**Dataset records**
◇ ◇ ◇ ◇ ◇
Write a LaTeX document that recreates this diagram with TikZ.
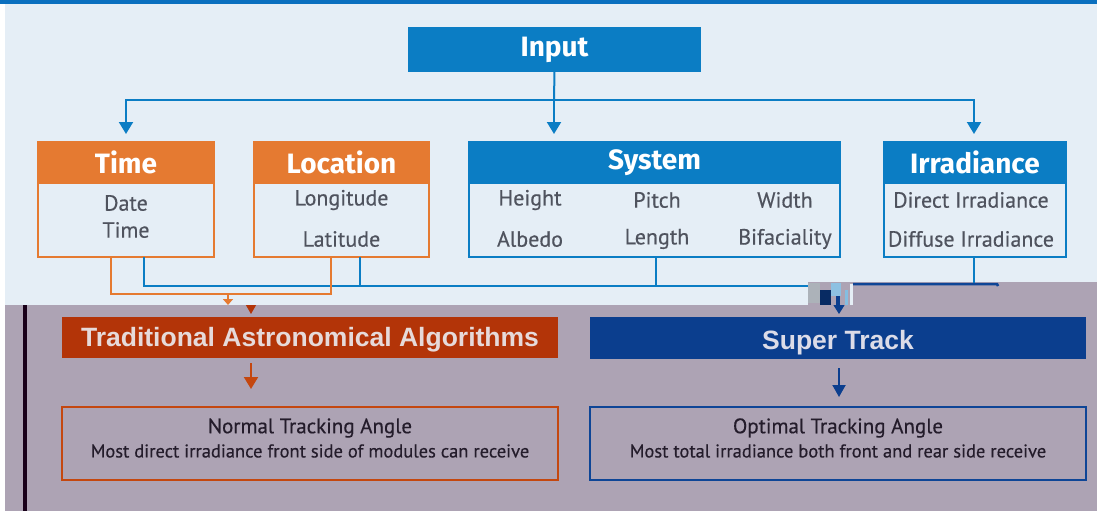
◇ ◇ ◇ ◇ ◇
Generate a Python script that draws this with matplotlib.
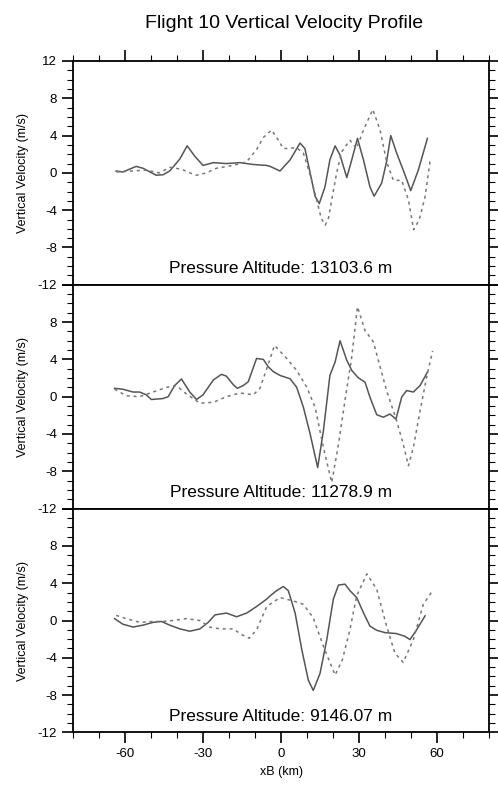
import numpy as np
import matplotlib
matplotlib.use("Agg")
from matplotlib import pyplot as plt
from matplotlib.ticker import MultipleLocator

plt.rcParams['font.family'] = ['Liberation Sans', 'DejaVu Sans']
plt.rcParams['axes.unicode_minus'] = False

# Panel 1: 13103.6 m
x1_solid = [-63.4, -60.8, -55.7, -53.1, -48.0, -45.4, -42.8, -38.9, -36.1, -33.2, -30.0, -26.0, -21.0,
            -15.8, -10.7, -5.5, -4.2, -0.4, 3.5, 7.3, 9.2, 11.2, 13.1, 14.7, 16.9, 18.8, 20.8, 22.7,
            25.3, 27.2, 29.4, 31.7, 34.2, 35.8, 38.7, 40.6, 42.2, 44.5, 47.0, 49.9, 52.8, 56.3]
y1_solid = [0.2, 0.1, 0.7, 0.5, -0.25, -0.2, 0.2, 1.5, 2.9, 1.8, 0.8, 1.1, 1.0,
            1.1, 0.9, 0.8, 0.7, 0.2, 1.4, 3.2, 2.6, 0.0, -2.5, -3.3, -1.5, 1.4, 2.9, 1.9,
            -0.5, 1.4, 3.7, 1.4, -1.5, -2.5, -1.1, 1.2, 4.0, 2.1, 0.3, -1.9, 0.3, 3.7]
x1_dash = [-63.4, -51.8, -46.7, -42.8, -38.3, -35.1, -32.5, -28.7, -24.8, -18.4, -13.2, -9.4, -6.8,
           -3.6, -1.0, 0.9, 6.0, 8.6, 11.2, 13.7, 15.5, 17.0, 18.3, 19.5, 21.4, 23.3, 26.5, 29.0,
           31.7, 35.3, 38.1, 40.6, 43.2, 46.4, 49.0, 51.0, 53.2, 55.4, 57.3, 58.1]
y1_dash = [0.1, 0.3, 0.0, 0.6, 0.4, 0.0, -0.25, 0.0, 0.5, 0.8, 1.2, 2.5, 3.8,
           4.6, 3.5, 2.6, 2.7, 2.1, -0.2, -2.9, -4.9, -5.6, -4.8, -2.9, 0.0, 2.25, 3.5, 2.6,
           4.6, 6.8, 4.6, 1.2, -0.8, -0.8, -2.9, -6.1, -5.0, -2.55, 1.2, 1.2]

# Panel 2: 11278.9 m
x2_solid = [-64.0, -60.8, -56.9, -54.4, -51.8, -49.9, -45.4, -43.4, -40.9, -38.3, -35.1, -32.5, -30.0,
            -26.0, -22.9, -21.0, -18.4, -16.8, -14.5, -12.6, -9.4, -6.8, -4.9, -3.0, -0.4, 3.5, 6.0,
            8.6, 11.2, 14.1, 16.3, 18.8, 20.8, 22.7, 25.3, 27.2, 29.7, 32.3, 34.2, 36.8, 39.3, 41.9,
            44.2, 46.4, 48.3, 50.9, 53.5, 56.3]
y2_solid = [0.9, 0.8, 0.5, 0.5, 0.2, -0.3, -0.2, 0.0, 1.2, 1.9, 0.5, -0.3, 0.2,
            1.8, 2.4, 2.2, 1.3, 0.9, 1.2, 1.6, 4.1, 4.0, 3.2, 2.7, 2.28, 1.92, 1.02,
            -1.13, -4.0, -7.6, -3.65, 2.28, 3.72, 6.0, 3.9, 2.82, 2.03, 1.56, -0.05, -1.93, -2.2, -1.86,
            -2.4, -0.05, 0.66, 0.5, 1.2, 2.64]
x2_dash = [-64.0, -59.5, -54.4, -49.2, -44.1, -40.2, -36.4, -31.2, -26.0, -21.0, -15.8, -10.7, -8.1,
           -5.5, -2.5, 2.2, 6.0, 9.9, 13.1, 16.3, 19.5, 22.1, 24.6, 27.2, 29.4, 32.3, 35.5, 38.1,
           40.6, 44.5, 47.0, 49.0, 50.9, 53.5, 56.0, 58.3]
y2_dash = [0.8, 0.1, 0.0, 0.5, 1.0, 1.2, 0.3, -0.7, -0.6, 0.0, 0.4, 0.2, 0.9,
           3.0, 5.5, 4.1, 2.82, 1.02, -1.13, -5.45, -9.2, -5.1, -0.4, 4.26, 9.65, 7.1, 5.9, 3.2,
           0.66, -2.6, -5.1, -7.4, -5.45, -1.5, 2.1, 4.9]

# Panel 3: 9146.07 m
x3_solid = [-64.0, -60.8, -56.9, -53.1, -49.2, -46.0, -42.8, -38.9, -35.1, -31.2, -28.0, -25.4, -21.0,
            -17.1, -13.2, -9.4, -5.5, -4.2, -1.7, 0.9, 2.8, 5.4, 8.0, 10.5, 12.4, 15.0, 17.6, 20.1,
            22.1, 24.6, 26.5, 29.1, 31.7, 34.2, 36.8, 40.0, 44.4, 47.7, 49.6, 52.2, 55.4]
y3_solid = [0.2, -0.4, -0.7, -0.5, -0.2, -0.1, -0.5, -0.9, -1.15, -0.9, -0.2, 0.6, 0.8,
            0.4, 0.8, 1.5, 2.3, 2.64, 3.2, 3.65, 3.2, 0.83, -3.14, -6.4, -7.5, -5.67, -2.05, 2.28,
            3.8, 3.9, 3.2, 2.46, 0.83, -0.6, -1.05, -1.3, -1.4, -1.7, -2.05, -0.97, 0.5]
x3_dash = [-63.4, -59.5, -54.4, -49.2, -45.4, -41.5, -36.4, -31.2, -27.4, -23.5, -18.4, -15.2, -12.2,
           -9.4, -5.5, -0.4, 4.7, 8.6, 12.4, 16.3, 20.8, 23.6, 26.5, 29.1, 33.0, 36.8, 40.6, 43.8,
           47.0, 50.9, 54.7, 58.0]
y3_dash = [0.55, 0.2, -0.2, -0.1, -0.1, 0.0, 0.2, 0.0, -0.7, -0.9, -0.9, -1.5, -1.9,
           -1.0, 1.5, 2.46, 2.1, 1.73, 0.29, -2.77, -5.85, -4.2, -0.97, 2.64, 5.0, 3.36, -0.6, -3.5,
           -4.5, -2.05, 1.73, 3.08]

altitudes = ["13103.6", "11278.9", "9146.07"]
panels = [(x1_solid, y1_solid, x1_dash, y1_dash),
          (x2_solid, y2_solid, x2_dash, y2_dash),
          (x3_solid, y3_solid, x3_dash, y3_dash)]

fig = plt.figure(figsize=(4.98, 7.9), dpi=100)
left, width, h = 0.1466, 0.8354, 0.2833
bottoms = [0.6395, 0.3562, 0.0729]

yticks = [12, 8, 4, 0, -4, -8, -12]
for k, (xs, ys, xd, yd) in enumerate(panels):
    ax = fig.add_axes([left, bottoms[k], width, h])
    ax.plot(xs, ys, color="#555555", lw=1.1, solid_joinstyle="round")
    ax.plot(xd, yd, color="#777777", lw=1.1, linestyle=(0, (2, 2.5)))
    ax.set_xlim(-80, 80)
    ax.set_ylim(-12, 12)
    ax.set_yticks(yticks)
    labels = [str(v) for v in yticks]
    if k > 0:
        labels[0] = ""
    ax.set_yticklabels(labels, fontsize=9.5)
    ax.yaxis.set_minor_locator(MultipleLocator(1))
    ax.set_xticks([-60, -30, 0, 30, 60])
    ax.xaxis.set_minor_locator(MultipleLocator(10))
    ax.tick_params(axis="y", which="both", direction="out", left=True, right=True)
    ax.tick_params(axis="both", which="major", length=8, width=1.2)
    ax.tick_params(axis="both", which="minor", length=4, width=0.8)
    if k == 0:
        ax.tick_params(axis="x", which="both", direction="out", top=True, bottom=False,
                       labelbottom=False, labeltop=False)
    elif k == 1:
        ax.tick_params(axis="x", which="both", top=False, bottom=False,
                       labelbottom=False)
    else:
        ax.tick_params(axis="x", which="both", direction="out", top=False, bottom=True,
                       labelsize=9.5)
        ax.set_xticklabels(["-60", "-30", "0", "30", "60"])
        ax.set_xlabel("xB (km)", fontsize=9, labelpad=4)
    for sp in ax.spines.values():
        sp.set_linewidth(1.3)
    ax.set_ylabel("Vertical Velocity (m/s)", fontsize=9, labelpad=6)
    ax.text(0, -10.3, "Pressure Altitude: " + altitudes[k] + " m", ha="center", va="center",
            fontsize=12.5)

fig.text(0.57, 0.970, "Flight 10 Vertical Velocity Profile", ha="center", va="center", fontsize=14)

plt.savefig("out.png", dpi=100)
◇ ◇ ◇ ◇ ◇
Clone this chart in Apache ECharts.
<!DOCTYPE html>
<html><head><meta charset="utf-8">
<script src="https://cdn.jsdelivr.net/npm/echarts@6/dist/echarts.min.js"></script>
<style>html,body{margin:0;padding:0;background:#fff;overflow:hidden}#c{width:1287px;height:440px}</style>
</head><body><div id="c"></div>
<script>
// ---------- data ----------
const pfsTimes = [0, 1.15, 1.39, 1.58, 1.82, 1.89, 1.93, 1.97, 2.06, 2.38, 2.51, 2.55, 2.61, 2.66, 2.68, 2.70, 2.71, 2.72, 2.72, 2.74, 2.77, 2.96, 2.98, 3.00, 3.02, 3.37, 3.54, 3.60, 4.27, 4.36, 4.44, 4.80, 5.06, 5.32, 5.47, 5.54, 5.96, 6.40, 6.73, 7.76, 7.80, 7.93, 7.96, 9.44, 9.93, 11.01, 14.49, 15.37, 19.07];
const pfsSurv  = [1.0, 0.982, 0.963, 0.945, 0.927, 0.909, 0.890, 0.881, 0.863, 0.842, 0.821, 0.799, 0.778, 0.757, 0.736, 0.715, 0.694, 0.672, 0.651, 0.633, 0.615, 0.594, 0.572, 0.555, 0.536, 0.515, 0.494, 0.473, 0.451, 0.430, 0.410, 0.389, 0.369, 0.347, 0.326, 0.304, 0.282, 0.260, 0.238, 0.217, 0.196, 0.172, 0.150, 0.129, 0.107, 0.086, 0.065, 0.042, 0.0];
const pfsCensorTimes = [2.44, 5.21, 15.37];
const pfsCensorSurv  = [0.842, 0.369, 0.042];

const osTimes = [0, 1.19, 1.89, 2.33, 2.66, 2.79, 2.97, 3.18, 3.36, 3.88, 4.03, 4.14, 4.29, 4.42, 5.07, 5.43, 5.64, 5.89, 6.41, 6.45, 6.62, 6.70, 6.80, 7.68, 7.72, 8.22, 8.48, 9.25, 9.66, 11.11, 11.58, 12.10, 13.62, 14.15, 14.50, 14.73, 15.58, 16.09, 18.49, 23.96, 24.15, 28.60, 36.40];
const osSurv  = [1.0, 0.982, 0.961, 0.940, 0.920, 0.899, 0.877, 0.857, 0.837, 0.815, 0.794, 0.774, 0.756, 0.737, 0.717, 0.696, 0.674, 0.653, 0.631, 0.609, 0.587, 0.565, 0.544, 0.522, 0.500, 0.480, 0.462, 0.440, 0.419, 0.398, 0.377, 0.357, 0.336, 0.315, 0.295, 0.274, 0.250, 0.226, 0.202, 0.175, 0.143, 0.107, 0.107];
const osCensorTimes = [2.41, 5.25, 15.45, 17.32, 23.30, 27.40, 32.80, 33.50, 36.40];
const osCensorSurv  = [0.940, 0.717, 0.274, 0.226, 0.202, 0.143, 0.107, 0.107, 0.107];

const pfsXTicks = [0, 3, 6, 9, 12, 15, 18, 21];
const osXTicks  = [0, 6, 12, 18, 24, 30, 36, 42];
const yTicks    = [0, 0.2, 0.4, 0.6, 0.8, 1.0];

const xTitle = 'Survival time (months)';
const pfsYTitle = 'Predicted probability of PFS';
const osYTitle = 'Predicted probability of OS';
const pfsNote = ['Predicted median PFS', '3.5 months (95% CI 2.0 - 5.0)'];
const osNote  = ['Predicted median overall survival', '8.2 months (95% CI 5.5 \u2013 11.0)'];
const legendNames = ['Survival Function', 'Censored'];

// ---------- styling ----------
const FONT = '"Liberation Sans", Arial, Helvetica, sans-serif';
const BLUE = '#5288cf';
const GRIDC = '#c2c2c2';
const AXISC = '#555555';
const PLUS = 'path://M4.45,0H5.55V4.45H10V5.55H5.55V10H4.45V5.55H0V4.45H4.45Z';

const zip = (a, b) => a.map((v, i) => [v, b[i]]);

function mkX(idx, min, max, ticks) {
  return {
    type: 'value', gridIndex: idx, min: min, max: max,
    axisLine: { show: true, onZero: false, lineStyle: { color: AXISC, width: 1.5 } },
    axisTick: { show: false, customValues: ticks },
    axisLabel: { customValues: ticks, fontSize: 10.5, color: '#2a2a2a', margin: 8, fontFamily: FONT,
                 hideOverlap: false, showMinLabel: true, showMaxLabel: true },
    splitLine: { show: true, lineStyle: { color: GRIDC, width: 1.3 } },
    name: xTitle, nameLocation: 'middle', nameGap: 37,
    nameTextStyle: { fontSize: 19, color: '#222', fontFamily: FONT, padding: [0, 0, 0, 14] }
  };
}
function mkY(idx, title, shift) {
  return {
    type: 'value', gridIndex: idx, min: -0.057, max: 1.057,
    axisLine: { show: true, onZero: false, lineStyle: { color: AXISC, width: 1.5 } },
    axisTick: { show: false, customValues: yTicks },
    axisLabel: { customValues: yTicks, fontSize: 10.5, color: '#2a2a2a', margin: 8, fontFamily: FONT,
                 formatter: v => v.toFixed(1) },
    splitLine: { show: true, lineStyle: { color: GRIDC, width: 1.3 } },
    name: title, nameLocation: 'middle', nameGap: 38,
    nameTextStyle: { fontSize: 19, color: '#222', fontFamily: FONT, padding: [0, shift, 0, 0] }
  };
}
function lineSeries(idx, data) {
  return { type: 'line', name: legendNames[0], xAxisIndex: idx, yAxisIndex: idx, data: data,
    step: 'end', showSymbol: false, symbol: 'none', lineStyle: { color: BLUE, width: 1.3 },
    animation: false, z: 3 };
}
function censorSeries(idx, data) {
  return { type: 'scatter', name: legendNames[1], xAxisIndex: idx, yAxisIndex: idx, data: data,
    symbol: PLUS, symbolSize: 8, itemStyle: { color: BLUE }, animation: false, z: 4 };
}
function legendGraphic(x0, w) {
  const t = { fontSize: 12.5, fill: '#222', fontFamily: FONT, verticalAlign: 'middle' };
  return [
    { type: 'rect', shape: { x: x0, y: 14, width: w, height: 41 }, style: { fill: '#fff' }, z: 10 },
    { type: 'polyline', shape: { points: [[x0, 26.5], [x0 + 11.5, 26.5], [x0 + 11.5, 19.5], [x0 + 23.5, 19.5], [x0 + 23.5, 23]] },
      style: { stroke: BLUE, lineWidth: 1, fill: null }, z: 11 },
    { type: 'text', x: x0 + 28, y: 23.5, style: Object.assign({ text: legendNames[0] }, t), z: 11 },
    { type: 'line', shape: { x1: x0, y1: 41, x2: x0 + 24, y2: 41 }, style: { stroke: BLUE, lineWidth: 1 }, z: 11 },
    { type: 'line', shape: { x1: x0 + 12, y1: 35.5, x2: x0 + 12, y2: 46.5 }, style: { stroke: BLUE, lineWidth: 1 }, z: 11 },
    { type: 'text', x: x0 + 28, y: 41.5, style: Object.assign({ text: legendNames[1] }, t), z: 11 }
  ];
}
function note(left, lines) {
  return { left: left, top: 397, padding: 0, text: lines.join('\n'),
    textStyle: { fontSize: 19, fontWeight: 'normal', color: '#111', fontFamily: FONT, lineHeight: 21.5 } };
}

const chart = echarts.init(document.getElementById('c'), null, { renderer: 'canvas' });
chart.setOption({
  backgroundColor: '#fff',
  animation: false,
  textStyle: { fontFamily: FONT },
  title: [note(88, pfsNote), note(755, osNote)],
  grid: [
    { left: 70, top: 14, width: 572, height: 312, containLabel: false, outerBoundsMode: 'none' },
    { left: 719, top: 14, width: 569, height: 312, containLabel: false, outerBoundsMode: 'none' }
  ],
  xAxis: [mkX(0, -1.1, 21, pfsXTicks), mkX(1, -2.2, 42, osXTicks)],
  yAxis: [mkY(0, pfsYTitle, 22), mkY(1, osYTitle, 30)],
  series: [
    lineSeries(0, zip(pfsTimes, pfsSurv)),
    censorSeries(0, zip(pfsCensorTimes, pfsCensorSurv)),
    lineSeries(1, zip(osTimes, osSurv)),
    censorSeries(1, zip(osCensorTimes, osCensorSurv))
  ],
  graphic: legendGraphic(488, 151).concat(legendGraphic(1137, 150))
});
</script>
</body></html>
◇ ◇ ◇ ◇ ◇
Going back to the data above, write out everything from the line with "Generate a Python" down to the line with "plt.rcParams['axes.unicode_minus'] = False", both included, leaving every picture out.

Generate a Python script that draws this with matplotlib.
import numpy as np
import matplotlib
matplotlib.use("Agg")
from matplotlib import pyplot as plt
from matplotlib.ticker import MultipleLocator

plt.rcParams['font.family'] = ['Liberation Sans', 'DejaVu Sans']
plt.rcParams['axes.unicode_minus'] = False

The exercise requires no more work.